Records for this task start

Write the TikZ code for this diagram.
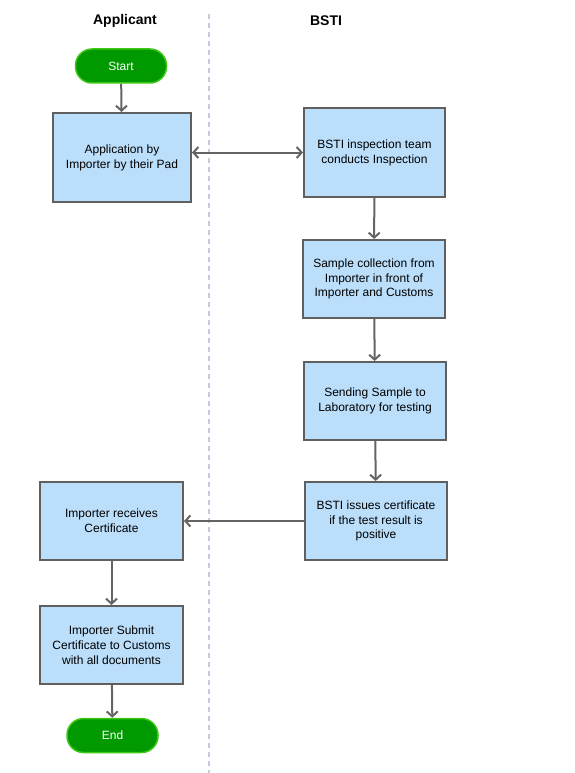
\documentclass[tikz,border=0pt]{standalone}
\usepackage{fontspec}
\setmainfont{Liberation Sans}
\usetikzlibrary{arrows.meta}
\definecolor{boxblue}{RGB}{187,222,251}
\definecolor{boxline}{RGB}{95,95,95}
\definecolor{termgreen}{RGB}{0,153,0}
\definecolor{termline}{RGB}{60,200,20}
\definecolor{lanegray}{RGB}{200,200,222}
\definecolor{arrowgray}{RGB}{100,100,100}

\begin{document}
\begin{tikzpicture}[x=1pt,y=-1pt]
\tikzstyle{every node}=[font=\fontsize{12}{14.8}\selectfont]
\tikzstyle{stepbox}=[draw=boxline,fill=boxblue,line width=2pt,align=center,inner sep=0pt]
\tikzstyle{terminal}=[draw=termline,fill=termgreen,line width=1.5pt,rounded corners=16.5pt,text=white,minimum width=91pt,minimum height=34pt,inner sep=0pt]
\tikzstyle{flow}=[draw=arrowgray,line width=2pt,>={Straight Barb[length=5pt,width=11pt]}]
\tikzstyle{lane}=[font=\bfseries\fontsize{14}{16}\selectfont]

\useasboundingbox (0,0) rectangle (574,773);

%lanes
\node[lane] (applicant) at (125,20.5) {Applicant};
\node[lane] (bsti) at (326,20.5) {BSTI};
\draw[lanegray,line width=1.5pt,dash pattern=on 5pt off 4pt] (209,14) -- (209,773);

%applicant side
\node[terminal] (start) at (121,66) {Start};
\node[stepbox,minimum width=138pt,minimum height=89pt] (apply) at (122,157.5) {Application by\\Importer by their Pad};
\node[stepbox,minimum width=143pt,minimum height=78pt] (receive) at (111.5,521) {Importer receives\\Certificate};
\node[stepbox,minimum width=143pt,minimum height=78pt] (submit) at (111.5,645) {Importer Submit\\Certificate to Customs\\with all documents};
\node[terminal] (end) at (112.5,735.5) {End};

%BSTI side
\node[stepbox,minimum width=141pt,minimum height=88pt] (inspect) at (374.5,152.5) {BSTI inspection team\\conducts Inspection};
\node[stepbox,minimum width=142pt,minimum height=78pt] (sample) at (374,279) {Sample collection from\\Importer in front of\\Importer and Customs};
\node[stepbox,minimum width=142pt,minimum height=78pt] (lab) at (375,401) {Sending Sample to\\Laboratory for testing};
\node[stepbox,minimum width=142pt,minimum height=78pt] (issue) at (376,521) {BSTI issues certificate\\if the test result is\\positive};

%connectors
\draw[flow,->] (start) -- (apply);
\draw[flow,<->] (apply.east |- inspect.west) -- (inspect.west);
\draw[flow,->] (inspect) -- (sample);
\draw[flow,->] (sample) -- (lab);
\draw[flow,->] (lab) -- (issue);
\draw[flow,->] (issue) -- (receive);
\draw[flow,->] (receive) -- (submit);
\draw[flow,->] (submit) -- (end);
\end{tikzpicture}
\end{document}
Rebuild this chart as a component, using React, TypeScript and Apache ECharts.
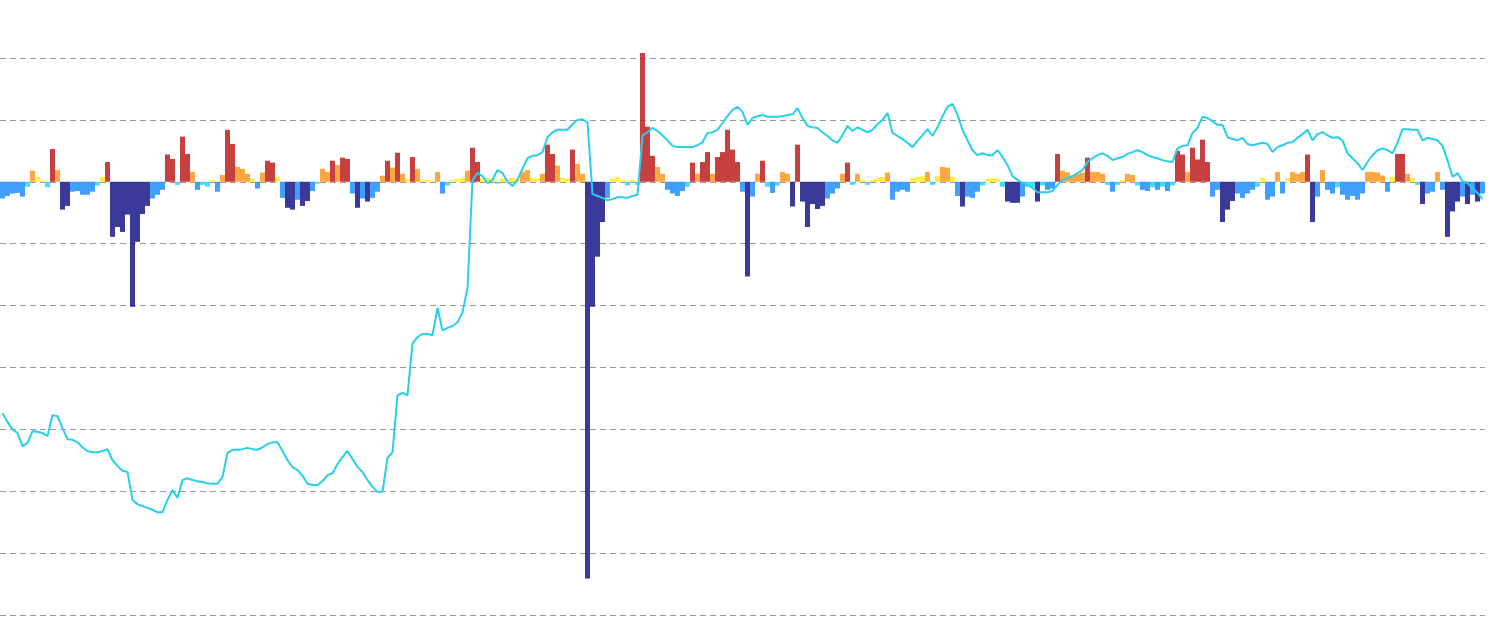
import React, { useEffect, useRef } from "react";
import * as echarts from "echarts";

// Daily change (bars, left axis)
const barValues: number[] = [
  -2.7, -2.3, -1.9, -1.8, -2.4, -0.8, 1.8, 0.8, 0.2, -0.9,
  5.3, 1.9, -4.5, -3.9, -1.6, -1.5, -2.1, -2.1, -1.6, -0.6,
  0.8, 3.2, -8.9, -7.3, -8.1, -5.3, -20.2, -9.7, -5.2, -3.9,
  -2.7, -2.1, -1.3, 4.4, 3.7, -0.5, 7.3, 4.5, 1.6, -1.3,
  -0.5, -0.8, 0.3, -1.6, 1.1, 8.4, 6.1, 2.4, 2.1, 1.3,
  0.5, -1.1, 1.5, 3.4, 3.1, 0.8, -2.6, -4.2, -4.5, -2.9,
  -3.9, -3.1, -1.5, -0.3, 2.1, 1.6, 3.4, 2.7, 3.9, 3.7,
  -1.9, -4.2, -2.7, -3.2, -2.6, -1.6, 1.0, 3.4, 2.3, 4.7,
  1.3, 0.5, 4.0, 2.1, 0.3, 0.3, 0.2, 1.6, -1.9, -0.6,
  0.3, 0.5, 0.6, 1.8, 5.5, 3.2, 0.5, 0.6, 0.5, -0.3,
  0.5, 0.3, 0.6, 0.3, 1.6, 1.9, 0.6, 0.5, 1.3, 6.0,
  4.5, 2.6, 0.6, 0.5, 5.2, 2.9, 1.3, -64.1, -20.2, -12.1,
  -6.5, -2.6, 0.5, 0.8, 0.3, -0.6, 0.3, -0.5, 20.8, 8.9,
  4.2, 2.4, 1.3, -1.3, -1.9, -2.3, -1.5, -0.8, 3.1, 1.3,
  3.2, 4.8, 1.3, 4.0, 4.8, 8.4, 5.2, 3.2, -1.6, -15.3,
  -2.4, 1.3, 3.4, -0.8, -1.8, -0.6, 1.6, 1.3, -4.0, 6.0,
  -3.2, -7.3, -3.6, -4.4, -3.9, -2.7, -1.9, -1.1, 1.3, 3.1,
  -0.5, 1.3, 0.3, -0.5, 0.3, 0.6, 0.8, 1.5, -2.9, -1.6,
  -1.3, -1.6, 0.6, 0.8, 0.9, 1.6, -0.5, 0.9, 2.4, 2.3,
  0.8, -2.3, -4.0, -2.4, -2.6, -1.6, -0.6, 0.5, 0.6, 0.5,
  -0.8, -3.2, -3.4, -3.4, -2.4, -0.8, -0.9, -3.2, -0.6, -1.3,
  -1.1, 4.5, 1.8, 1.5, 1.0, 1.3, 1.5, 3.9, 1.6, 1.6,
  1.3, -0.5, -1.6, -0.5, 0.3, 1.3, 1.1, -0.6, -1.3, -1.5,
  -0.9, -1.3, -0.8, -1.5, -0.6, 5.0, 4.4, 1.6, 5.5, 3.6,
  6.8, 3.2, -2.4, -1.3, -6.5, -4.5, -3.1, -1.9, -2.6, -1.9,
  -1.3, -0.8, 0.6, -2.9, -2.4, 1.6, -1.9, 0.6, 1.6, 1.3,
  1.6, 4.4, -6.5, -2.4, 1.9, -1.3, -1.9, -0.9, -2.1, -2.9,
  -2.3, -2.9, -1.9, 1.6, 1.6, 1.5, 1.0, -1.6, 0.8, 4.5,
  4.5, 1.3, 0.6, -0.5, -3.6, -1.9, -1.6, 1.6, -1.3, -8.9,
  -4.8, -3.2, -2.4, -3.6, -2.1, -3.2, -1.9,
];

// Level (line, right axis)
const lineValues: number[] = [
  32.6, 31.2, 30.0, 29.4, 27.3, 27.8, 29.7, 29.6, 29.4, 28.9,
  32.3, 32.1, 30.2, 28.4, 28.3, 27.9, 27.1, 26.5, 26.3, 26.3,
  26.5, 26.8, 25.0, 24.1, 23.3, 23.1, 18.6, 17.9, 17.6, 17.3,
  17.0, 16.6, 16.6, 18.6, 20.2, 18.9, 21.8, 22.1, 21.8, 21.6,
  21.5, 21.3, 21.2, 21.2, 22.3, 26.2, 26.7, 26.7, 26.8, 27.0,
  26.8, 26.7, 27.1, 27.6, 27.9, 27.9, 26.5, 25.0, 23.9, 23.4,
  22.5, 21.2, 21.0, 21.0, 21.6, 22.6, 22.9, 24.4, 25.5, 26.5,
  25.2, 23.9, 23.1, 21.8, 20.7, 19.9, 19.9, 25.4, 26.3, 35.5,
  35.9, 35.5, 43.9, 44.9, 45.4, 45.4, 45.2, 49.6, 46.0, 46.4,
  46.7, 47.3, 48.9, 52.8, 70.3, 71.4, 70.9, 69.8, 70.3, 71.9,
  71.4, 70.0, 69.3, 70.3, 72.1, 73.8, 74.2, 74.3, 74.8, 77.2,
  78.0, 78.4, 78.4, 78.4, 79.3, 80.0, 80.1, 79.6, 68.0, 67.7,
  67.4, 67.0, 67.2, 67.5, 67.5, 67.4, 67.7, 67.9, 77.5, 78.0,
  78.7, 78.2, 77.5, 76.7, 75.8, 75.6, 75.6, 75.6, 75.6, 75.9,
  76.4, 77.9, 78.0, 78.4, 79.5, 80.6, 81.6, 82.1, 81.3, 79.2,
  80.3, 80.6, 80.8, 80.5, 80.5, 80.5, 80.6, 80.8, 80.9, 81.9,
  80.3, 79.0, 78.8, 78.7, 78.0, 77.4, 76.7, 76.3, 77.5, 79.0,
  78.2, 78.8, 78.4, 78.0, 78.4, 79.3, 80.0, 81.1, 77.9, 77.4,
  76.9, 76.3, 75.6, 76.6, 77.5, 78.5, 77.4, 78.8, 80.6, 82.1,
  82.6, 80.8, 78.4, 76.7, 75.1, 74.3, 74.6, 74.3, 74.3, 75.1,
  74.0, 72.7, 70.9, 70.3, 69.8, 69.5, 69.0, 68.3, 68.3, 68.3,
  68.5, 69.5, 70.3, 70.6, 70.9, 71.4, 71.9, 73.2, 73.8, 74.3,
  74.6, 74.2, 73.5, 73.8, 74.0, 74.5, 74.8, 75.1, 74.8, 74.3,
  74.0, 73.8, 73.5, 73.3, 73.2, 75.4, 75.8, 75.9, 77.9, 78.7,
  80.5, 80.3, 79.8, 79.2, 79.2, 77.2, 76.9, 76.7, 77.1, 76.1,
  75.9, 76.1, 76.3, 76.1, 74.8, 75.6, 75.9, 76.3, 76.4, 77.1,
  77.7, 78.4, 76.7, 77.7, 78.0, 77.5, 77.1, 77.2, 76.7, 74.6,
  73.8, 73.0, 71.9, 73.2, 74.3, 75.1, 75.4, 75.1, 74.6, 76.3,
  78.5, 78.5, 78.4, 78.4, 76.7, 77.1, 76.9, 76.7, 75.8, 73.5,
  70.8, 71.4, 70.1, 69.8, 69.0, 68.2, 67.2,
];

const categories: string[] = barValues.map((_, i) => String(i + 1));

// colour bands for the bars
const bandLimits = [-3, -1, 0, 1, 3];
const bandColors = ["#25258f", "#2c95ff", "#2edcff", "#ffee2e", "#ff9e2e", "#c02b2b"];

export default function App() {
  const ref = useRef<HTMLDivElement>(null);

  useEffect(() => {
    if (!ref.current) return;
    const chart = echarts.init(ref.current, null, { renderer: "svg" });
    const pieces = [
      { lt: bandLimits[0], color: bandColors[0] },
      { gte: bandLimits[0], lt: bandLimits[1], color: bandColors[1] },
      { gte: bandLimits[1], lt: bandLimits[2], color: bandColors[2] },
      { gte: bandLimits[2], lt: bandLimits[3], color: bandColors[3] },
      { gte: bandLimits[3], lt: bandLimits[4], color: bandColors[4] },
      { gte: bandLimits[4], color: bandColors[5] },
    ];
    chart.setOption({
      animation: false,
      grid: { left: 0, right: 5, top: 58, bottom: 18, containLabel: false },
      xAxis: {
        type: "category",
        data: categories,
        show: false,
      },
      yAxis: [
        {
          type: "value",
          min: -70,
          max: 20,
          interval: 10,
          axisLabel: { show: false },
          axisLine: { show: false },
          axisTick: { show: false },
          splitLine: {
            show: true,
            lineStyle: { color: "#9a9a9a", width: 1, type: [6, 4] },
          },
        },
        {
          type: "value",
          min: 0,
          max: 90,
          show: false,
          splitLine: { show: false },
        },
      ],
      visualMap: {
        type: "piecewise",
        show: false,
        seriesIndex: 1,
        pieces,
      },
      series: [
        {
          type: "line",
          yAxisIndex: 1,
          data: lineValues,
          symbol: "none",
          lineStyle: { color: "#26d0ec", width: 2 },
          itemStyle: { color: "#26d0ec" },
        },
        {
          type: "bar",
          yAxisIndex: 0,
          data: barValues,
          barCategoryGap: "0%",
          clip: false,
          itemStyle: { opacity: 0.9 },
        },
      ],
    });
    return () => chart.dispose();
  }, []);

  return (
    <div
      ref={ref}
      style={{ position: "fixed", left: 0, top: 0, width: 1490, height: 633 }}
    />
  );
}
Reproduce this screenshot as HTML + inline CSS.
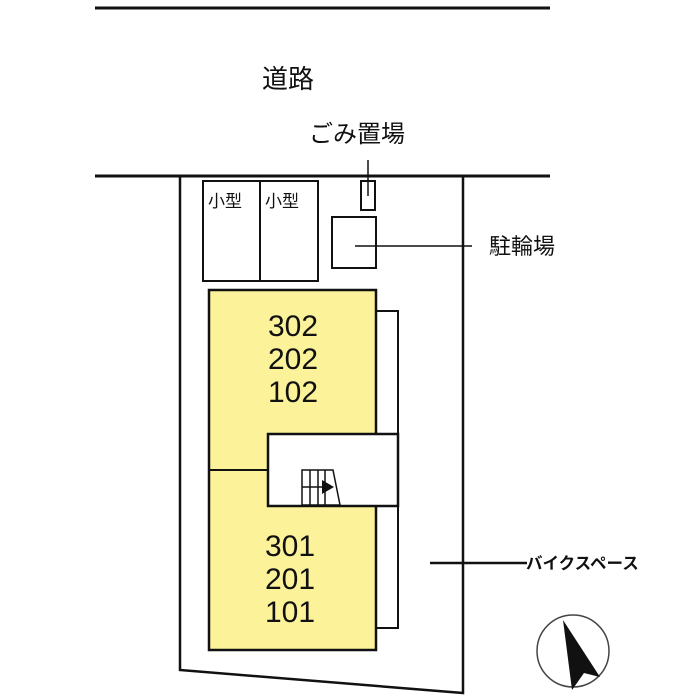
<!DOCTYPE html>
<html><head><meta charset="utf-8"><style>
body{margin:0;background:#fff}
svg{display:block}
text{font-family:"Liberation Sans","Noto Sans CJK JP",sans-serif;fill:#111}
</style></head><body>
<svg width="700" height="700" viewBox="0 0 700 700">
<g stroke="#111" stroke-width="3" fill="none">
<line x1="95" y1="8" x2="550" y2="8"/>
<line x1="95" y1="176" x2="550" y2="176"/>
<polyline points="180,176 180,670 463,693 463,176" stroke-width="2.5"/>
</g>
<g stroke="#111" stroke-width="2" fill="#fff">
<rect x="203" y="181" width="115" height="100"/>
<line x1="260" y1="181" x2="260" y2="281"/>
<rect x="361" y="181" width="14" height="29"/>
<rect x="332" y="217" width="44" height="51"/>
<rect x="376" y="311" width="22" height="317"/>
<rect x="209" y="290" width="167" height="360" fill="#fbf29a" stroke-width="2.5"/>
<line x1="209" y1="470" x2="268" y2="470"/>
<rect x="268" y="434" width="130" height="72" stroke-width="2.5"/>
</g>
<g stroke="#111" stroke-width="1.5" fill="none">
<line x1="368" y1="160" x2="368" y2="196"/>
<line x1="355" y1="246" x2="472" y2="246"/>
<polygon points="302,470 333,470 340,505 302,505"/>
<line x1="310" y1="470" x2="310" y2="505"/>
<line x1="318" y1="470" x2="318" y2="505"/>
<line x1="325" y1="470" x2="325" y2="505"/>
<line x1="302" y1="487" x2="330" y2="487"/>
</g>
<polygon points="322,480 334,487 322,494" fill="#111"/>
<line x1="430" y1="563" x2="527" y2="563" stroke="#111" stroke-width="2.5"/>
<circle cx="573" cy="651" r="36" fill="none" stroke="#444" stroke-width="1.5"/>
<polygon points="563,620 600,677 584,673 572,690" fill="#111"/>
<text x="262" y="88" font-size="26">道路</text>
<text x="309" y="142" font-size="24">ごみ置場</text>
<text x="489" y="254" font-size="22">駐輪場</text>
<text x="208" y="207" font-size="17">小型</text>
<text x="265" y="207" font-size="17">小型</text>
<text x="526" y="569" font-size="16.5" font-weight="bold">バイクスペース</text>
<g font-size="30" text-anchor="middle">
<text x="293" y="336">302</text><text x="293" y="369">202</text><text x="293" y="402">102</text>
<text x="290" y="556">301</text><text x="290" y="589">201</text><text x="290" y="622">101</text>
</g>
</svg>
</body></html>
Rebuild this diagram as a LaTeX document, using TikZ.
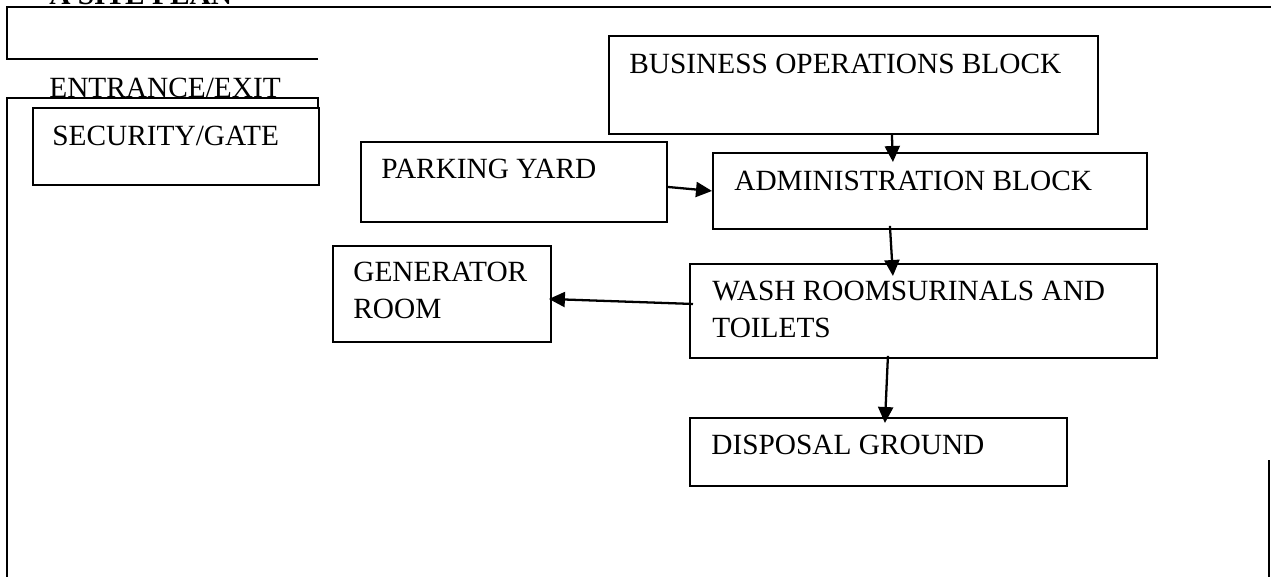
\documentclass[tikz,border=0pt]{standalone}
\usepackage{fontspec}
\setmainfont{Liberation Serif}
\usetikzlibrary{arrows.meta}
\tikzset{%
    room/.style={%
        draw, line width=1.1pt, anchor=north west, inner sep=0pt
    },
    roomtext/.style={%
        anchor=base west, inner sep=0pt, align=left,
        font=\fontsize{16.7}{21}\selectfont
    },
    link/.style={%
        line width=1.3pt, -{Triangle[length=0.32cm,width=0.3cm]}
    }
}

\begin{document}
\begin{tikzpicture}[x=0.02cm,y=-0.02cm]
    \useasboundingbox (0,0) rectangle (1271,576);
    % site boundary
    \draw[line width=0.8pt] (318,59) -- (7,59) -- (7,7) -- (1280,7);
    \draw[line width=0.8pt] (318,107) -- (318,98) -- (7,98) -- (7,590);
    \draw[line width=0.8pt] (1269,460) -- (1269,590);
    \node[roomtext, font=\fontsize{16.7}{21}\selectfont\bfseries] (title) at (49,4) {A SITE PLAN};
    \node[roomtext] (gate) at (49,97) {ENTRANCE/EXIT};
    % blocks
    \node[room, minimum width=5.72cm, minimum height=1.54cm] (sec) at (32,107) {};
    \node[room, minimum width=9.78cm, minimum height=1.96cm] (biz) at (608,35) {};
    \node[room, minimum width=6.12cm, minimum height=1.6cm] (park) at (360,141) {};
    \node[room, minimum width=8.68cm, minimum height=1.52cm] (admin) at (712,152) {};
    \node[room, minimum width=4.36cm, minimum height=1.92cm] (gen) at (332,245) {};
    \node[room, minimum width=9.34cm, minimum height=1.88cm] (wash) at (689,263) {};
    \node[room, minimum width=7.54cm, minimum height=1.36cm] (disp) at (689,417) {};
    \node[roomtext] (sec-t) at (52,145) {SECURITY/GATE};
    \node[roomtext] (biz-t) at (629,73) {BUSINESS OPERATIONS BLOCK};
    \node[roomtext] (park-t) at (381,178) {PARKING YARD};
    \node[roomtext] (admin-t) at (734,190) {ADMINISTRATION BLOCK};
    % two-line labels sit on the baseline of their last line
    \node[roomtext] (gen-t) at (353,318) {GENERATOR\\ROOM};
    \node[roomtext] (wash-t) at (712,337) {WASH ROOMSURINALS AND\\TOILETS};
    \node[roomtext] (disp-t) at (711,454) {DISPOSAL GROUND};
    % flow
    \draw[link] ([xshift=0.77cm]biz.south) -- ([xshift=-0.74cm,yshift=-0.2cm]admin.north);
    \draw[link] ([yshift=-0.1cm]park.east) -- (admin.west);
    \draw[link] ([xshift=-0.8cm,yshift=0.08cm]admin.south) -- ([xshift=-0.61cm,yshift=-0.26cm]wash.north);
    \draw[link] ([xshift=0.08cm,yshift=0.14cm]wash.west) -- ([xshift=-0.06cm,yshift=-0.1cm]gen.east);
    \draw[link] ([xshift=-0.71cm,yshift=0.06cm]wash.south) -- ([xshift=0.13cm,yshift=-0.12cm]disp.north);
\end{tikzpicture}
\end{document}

Records for this task end

• _Objective_
Copy nothing but the lines from the top of the data down to the line containing "(209,14) -- (209,773);", and leave the pictures out.

• _Response to this exercise_
Write the TikZ code for this diagram.
\documentclass[tikz,border=0pt]{standalone}
\usepackage{fontspec}
\setmainfont{Liberation Sans}
\usetikzlibrary{arrows.meta}
\definecolor{boxblue}{RGB}{187,222,251}
\definecolor{boxline}{RGB}{95,95,95}
\definecolor{termgreen}{RGB}{0,153,0}
\definecolor{termline}{RGB}{60,200,20}
\definecolor{lanegray}{RGB}{200,200,222}
\definecolor{arrowgray}{RGB}{100,100,100}

\begin{document}
\begin{tikzpicture}[x=1pt,y=-1pt]
\tikzstyle{every node}=[font=\fontsize{12}{14.8}\selectfont]
\tikzstyle{stepbox}=[draw=boxline,fill=boxblue,line width=2pt,align=center,inner sep=0pt]
\tikzstyle{terminal}=[draw=termline,fill=termgreen,line width=1.5pt,rounded corners=16.5pt,text=white,minimum width=91pt,minimum height=34pt,inner sep=0pt]
\tikzstyle{flow}=[draw=arrowgray,line width=2pt,>={Straight Barb[length=5pt,width=11pt]}]
\tikzstyle{lane}=[font=\bfseries\fontsize{14}{16}\selectfont]

\useasboundingbox (0,0) rectangle (574,773);

%lanes
\node[lane] (applicant) at (125,20.5) {Applicant};
\node[lane] (bsti) at (326,20.5) {BSTI};
\draw[lanegray,line width=1.5pt,dash pattern=on 5pt off 4pt] (209,14) -- (209,773);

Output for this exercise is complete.